The sole issue on appeal was whether plaintiffs derived title to the oceanfront property on the western side of Ocean Avenue by virtue of their deeds. The court noted that, to secure quiet title, plaintiffs had to prevail on the basis of their own title. It was not enough to show weaknesses in defendants’ title.
What made the case interesting was that the Oregon Court of Appeals, only a few years before, had decided a case involving a tract just north of the one in question, in which it had concluded that subdivision deeds of property along the ocean front implicitly transferred the grantor’s interest in property to the water’s edge, even though the deeds contained specific metes and bounds descriptions that did not include the water as a boundary. Based upon this precedent, most likely, the trial court granted summary judgment to the plaintiffs.
But the Court of Appeals reversed, basing its decision on an earlier case involving lakeside property in Klamath Falls, Oregon. In that case, like the instant case, a common owner of the subdivision property and the lakefront property conveyed lots along the lakeside edge of the subdivision. But the subdivision, like this case showed a road separating the conveyed lots from the lake property. Under these circumstances, the court concluded, the road “makes all the difference” and there is no presumption that the grantor intended to convey the waterfront land on the other side of the road. Once the presumption dropped out, then the deeds became ambiguous, since the plat showed the waterfront, but the deeds and roadway had specific survey descriptions. This led to the court to invoke statutory rules of construction::
"(1) Where there are certain definite and ascertained particulars in the description, the addition of others, which are indefinite, unknown or false, does not frustrate the conveyance, but it is to be construed by such particulars, if they constitute a sufficient description to ascertain its application.
"* * * * *
"(4) When a road or stream of water not navigable is the boundary, the rights of the grantor to the middle of the road, or the thread of the stream, are included in the conveyance, except where the road or bed of the stream is held under another title.
"(5) When tidewater is the boundary, the rights of the grantor to low watermark are included in the conveyance, and also the right of this state between high and low watermark.
"(6) When the description refers to a map, and that reference is inconsistent with other particulars, it controls them, if it appears that the parties acted with reference to the map; otherwise the map is subordinate to other definite and ascertained particulars."
Following these rules, the court concluded that the subdivision map specifically identified the boundaries of the lots and road, and that therefore subsection (6) above, compelled adherence to those boundaries, even if that reference was inconsistent with the inference that might otherwise be drawn that the grantor intended to dispose of the narrow strip on the ocean side of Ocean Avenue.
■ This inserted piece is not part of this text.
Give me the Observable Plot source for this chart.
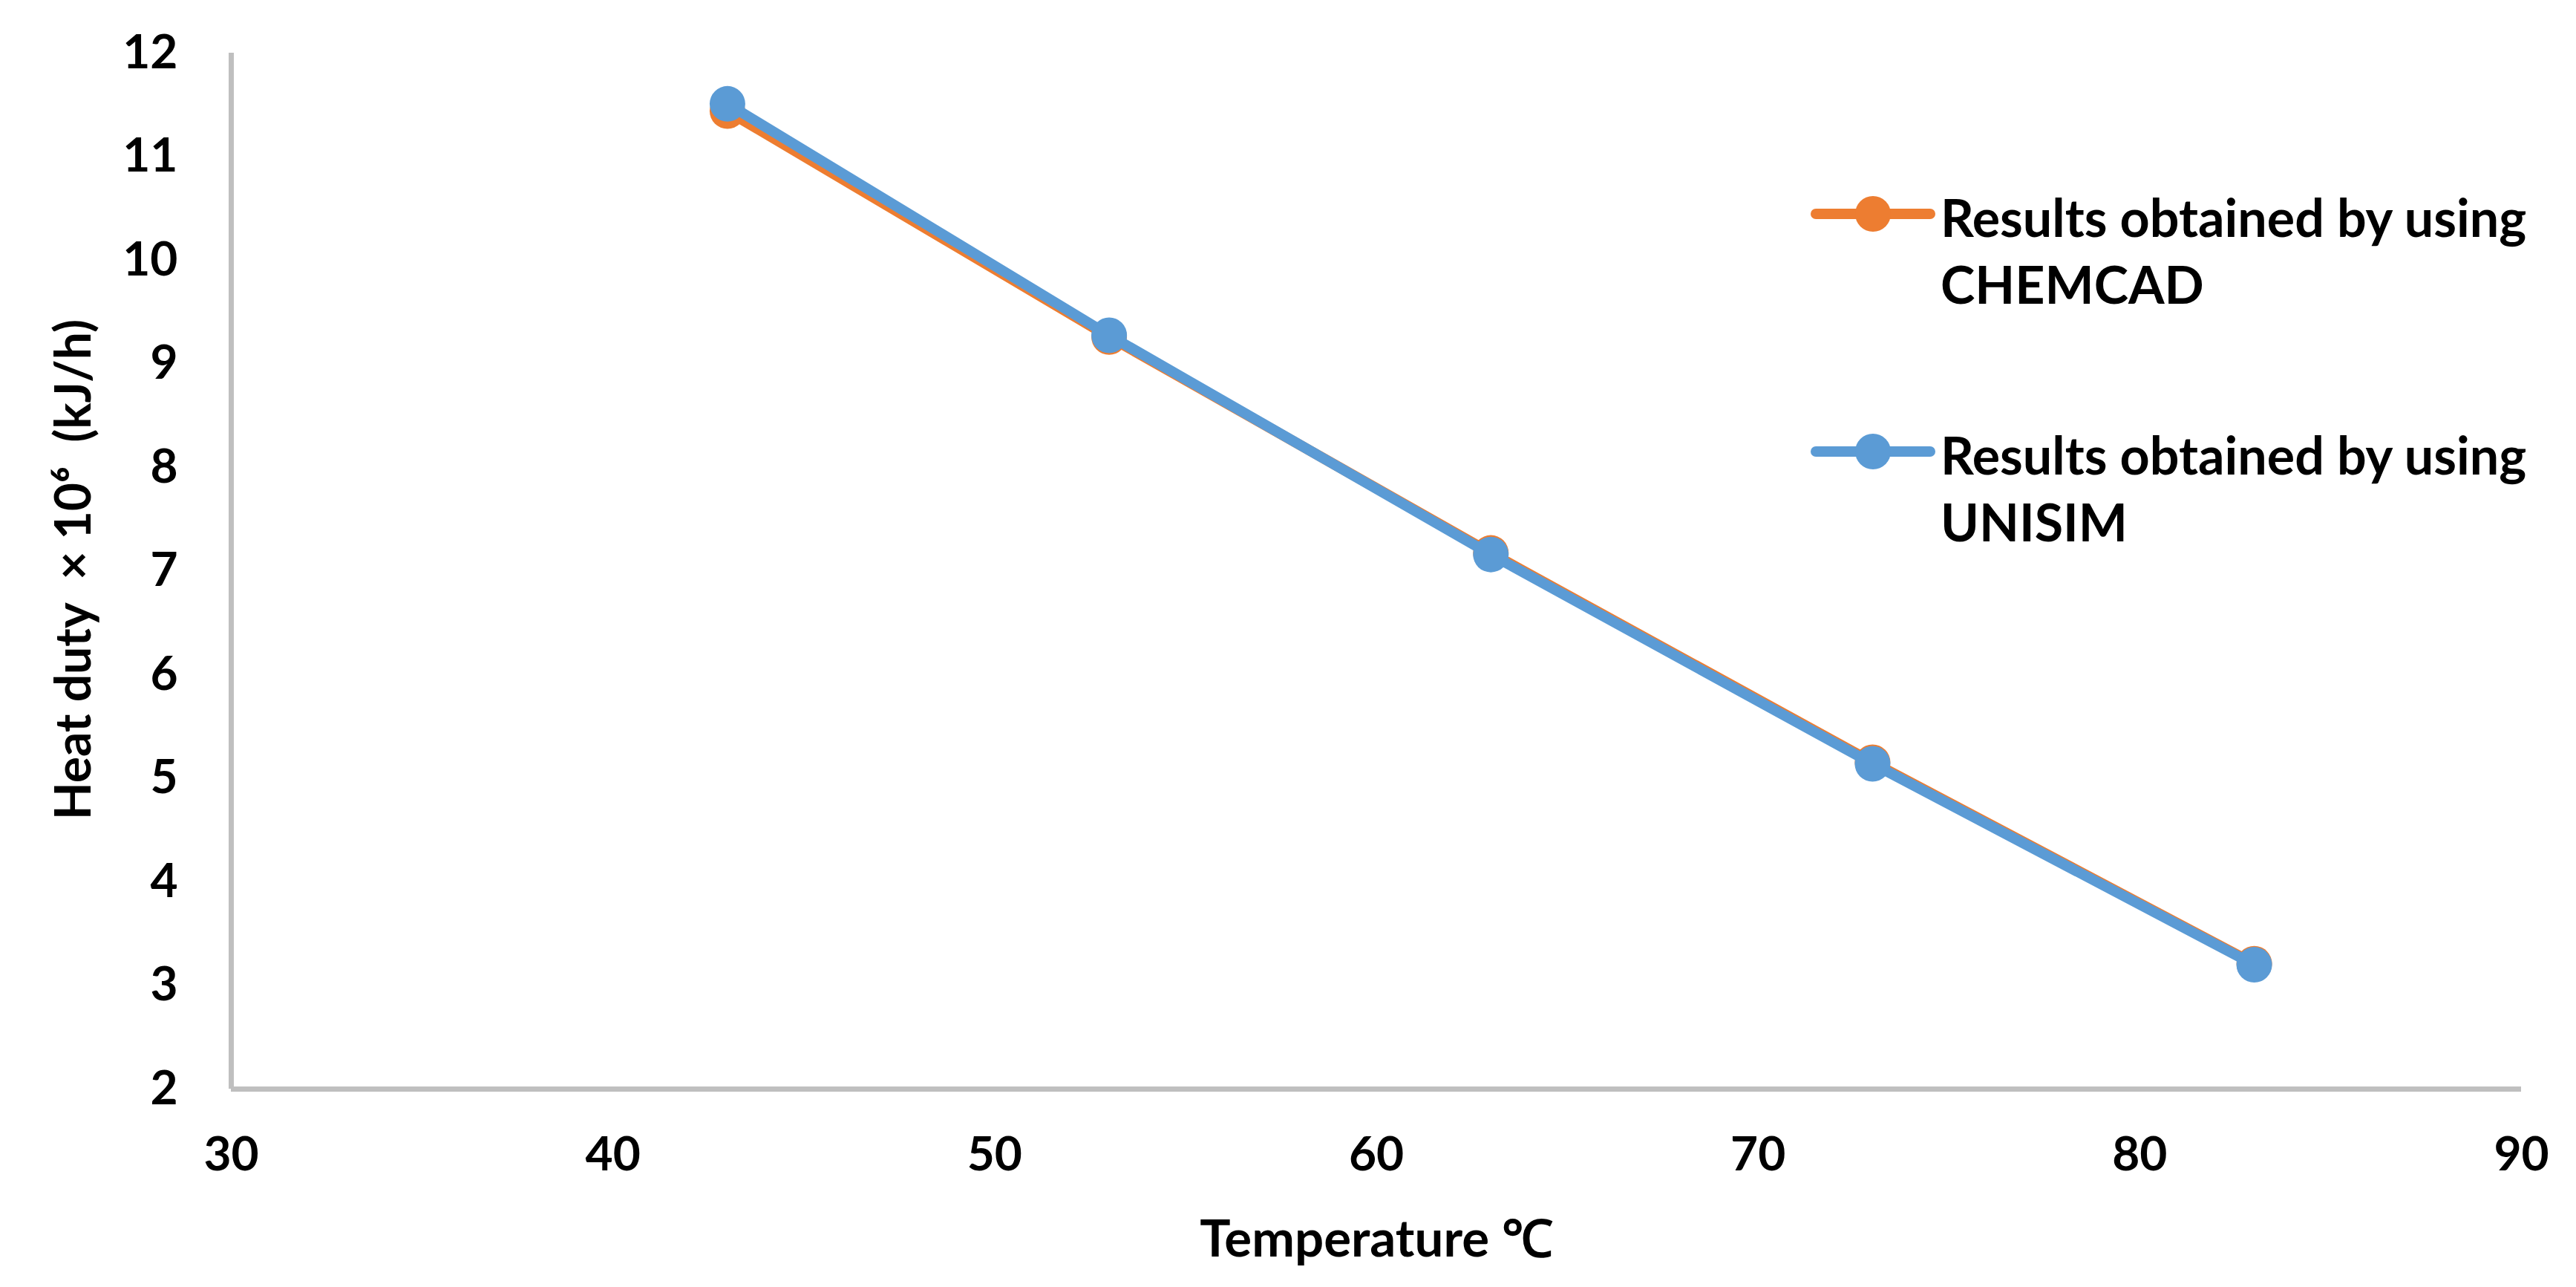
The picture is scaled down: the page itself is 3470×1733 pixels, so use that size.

Comment: Obviously what the author found interesting here was the notion that the existence of the road “makes all the difference” when there are no lots on the beach side of the road. The court says it, but that doesn’t automatically mean that it makes sense. If a lot described by metes and bounds with specific boundaries would have implicitly had a portion of the oceanside property if there had been no road, notwithstanding Section 6, then why isn’t the same true when the road is taken into account.